--- begin The input ---
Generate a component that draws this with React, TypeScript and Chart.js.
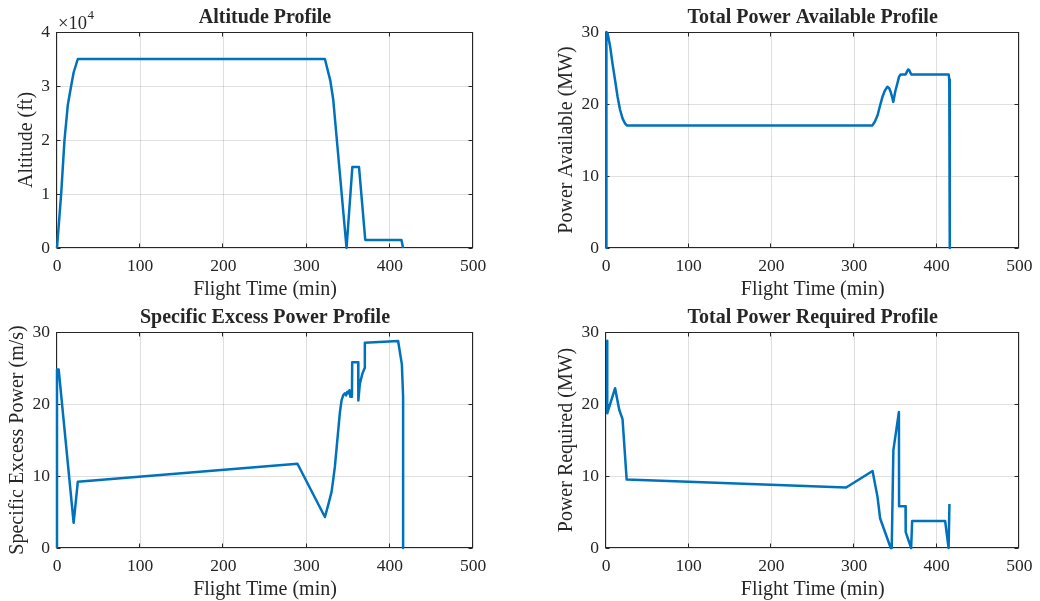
import React, { useEffect, useRef } from "react";
import { Chart, registerables } from "chart.js";

Chart.register(...registerables);

const FONT = '"Liberation Serif", "Times New Roman", serif';
const TEXT = "#262626";
const LINE = "#0072BD";
const GRID = "rgba(38,38,38,0.15)";

// Shared x axis (flight time, min)
const xMin = 0;
const xMax = 500;
const xStep = 100;

// Altitude profile (ft)
const altTime = [0, 5, 9, 13, 17, 20, 25, 322, 328.5, 332, 348, 355, 363, 370.5, 414, 416];
const altFt = [0, 10000, 20000, 26500, 30000, 32500, 35000, 35000, 31000, 27500, 0, 15000, 15000, 1500, 1500, 0];

// Total power available (MW)
const pavTime = [0, 0.5, 2, 5, 8, 11, 14, 17, 20, 23, 25.5, 322, 325, 328.4, 331.5, 334.4, 337.5, 340.4, 342.5, 344.3, 346, 347.5, 350, 352.3, 354.5, 356.3, 362.3, 364, 365.5, 366.8, 368.3, 369.5, 414.5, 415.2, 415.6, 416];
const pavMW = [0, 30, 29.8, 28, 25.5, 23.3, 21, 19.2, 18, 17.3, 17.0, 17.0, 17.5, 18.4, 19.8, 21.0, 21.9, 22.4, 22.2, 21.7, 21.0, 20.3, 21.8, 22.8, 23.8, 24.1, 24.1, 24.5, 24.8, 24.7, 24.3, 24.1, 24.1, 23.4, 21, 0];

// Specific excess power (m/s)
const sepTime = [0, 0, 2, 20, 25, 289, 322, 326, 330, 332, 334, 336, 338, 340, 342, 344, 346, 347.5, 349, 350.5, 351.5, 352.5, 354.5, 354.8, 362, 362.2, 364, 367, 369.8, 370, 410, 414.5, 415.5, 416, 416];
const sepVal = [0, 24.8, 24.8, 3.5, 9.2, 11.7, 4.3, 6.0, 7.8, 9.5, 11.3, 13.8, 16.3, 18.8, 20.5, 21.2, 21.5, 21.2, 21.7, 21.5, 21.9, 21.0, 21.0, 25.8, 25.8, 20.5, 22.8, 24.2, 25.0, 28.5, 28.75, 25.5, 22.5, 21, 0];

// Total power required (MW)
const preqTime = [1.5, 1.5, 11, 16, 20, 25, 290.5, 322.4, 328.4, 331.6, 344.4, 345.6, 347.6, 354.3, 354.5, 362.3, 362.5, 369.1, 370.3, 410.2, 414.4, 415.4];
const preqMW = [28.8, 18.7, 22.2, 19.2, 17.9, 9.5, 8.4, 10.7, 7.1, 4.1, 0, 0, 13.6, 18.9, 5.8, 5.8, 2.2, 0, 3.75, 3.75, 0, 6.1];

type Area = { l: number; t: number; r: number; b: number };

type PanelProps = {
  left: number;
  top: number;
  width: number;
  height: number;
  area: Area;
  xs: number[];
  ys: number[];
  yMax: number;
  yStep: number;
  yFmt?: (v: number) => string;
  title: string;
  xLabel: string;
  yLabel: string;
  yLabelX: number;
  exponent?: string;
};

function Panel(p: PanelProps) {
  const ref = useRef<HTMLCanvasElement>(null);

  useEffect(() => {
    const canvas = ref.current;
    if (!canvas) return;
    const pts = p.xs.map((x, i) => ({ x, y: p.ys[i] }));

    const decor = {
      id: "decor",
      beforeDatasetsDraw(chart: any) {
        const { ctx, chartArea: a, scales } = chart;
        ctx.save();
        ctx.strokeStyle = TEXT;
        ctx.lineWidth = 1;
        const L = Math.round(a.left) - 0.5;
        const R = Math.round(a.right) - 0.5;
        const T = Math.round(a.top) + 0.5;
        const B = Math.round(a.bottom) - 0.5;
        ctx.strokeRect(L, T, R - L, B - T);
        const tl = 4;
        ctx.beginPath();
        for (let v = xMin; v <= xMax; v += xStep) {
          const x = Math.round(scales.x.getPixelForValue(v)) - 0.5;
          ctx.moveTo(x, B);
          ctx.lineTo(x, B - tl);
          ctx.moveTo(x, T);
          ctx.lineTo(x, T + tl);
        }
        for (let v = 0; v <= p.yMax; v += p.yStep) {
          const y = Math.round(scales.y.getPixelForValue(v)) + 0.5;
          ctx.moveTo(L, y);
          ctx.lineTo(L + tl, y);
          ctx.moveTo(R, y);
          ctx.lineTo(R - tl, y);
        }
        ctx.stroke();
        ctx.restore();
      },
      afterDraw(chart: any) {
        const { ctx, chartArea: a } = chart;
        ctx.save();
        ctx.fillStyle = TEXT;
        ctx.textAlign = "center";
        ctx.textBaseline = "middle";
        ctx.font = `bold 20px ${FONT}`;
        ctx.fillText(p.title, (a.left + a.right) / 2, a.top - 14.5);
        ctx.font = `20px ${FONT}`;
        ctx.fillText(p.xLabel, (a.left + a.right) / 2, a.bottom + 41.5);
        ctx.save();
        ctx.translate(p.yLabelX, (a.top + a.bottom) / 2);
        ctx.rotate(-Math.PI / 2);
        ctx.fillText(p.yLabel, 0, 0);
        ctx.restore();
        if (p.exponent) {
          ctx.textAlign = "left";
          ctx.textBaseline = "alphabetic";
          ctx.font = `18.5px ${FONT}`;
          const base = "\u00d710";
          ctx.fillText(base, a.left + 1, a.top - 3.5);
          const w = ctx.measureText(base).width;
          ctx.font = `13px ${FONT}`;
          ctx.fillText(p.exponent, a.left + 1 + w + 0.5, a.top - 13.5);
        }
        ctx.restore();
      },
    };

    const tickFont = { family: FONT, size: 17.5 };

    const chart = new Chart(canvas, {
      type: "line",
      data: {
        datasets: [
          {
            data: pts,
            borderColor: LINE,
            borderWidth: 2.5,
            borderJoinStyle: "round",
            pointRadius: 0,
            pointHoverRadius: 0,
            tension: 0,
            fill: false,
            clip: false as any,
          },
        ],
      },
      options: {
        animation: false,
        responsive: false,
        devicePixelRatio: 1,
        layout: {
          padding: { left: 0, top: p.area.t, right: p.width - p.area.r, bottom: 0 },
        },
        plugins: {
          legend: { display: false },
          tooltip: { enabled: false },
          title: { display: false },
        },
        events: [],
        scales: {
          x: {
            type: "linear",
            min: xMin,
            max: xMax,
            ticks: {
              stepSize: xStep,
              color: TEXT,
              font: tickFont,
              padding: 7.5,
              maxRotation: 0,
              autoSkip: false,
            },
            grid: { color: GRID, lineWidth: 1, drawTicks: false },
            border: { display: false },
            afterFit: (s: any) => {
              s.height = p.height - p.area.b;
            },
          },
          y: {
            type: "linear",
            min: 0,
            max: p.yMax,
            ticks: {
              stepSize: p.yStep,
              color: TEXT,
              font: tickFont,
              padding: 7,
              callback: (v: any) => (p.yFmt ? p.yFmt(Number(v)) : String(v)),
            },
            grid: { color: GRID, lineWidth: 1, drawTicks: false },
            border: { display: false },
            afterFit: (s: any) => {
              s.width = p.area.l;
            },
          },
        },
      },
      plugins: [decor],
    });

    return () => chart.destroy();
  }, []);

  return (
    <canvas
      ref={ref}
      width={p.width}
      height={p.height}
      style={{ position: "absolute", left: p.left, top: p.top, width: p.width, height: p.height }}
    />
  );
}

export default function App() {
  useEffect(() => {
    document.body.style.margin = "0";
    document.body.style.background = "#ffffff";
  }, []);

  return (
    <div style={{ position: "relative", width: 1040, height: 601, background: "#ffffff", overflow: "hidden" }}>
      <Panel
        left={0}
        top={0}
        width={520}
        height={300}
        area={{ l: 57, t: 32, r: 473, b: 248 }}
        xs={altTime}
        ys={altFt}
        yMax={40000}
        yStep={10000}
        yFmt={(v) => String(v / 10000)}
        title="Altitude Profile"
        xLabel="Flight Time (min)"
        yLabel="Altitude (ft)"
        yLabelX={27}
        exponent="4"
      />
      <Panel
        left={520}
        top={0}
        width={520}
        height={300}
        area={{ l: 86, t: 32, r: 503, b: 248 }}
        xs={pavTime}
        ys={pavMW}
        yMax={30}
        yStep={10}
        title="Total Power Available Profile"
        xLabel="Flight Time (min)"
        yLabel="Power Available (MW)"
        yLabelX={46.7}
      />
      <Panel
        left={0}
        top={300}
        width={520}
        height={301}
        area={{ l: 57, t: 32, r: 473, b: 248 }}
        xs={sepTime}
        ys={sepVal}
        yMax={30}
        yStep={10}
        title="Specific Excess Power Profile"
        xLabel="Flight Time (min)"
        yLabel="Specific Excess Power (m/s)"
        yLabelX={17.3}
      />
      <Panel
        left={520}
        top={300}
        width={520}
        height={301}
        area={{ l: 86, t: 32, r: 503, b: 248 }}
        xs={preqTime}
        ys={preqMW}
        yMax={30}
        yStep={10}
        title="Total Power Required Profile"
        xLabel="Flight Time (min)"
        yLabel="Power Required (MW)"
        yLabelX={46.7}
      />
    </div>
  );
}
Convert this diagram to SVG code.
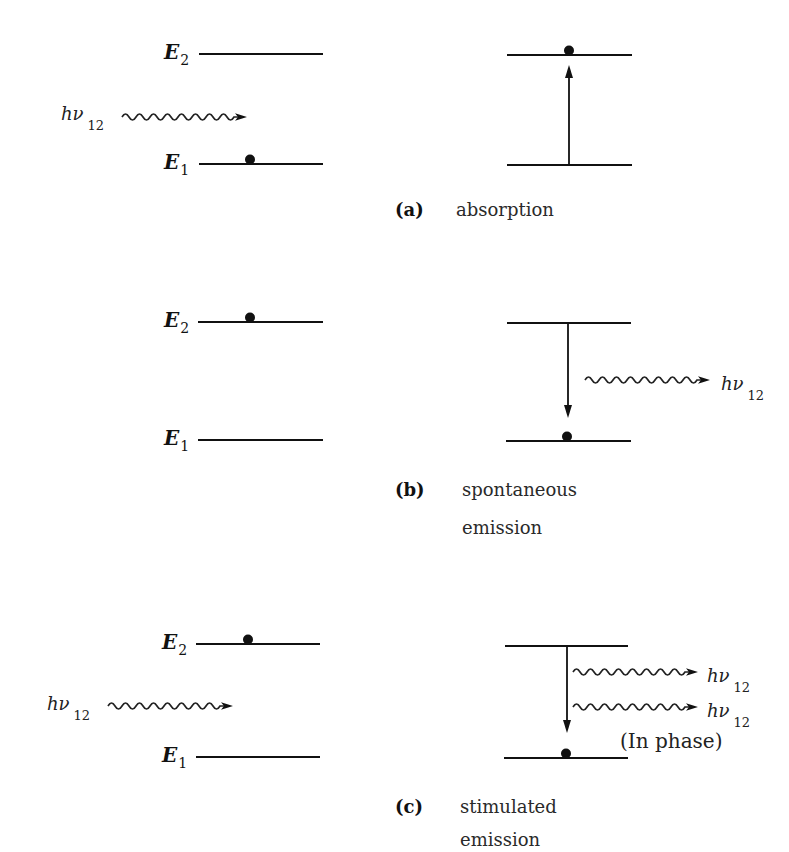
--- end The input ---
Set problem:
Every line from the start of the listing above through the line with "const xStep = 100;" should be repeated exactly; skip the pictures and add nothing else.

Full output:
Generate a component that draws this with React, TypeScript and Chart.js.
import React, { useEffect, useRef } from "react";
import { Chart, registerables } from "chart.js";

Chart.register(...registerables);

const FONT = '"Liberation Serif", "Times New Roman", serif';
const TEXT = "#262626";
const LINE = "#0072BD";
const GRID = "rgba(38,38,38,0.15)";

// Shared x axis (flight time, min)
const xMin = 0;
const xMax = 500;
const xStep = 100;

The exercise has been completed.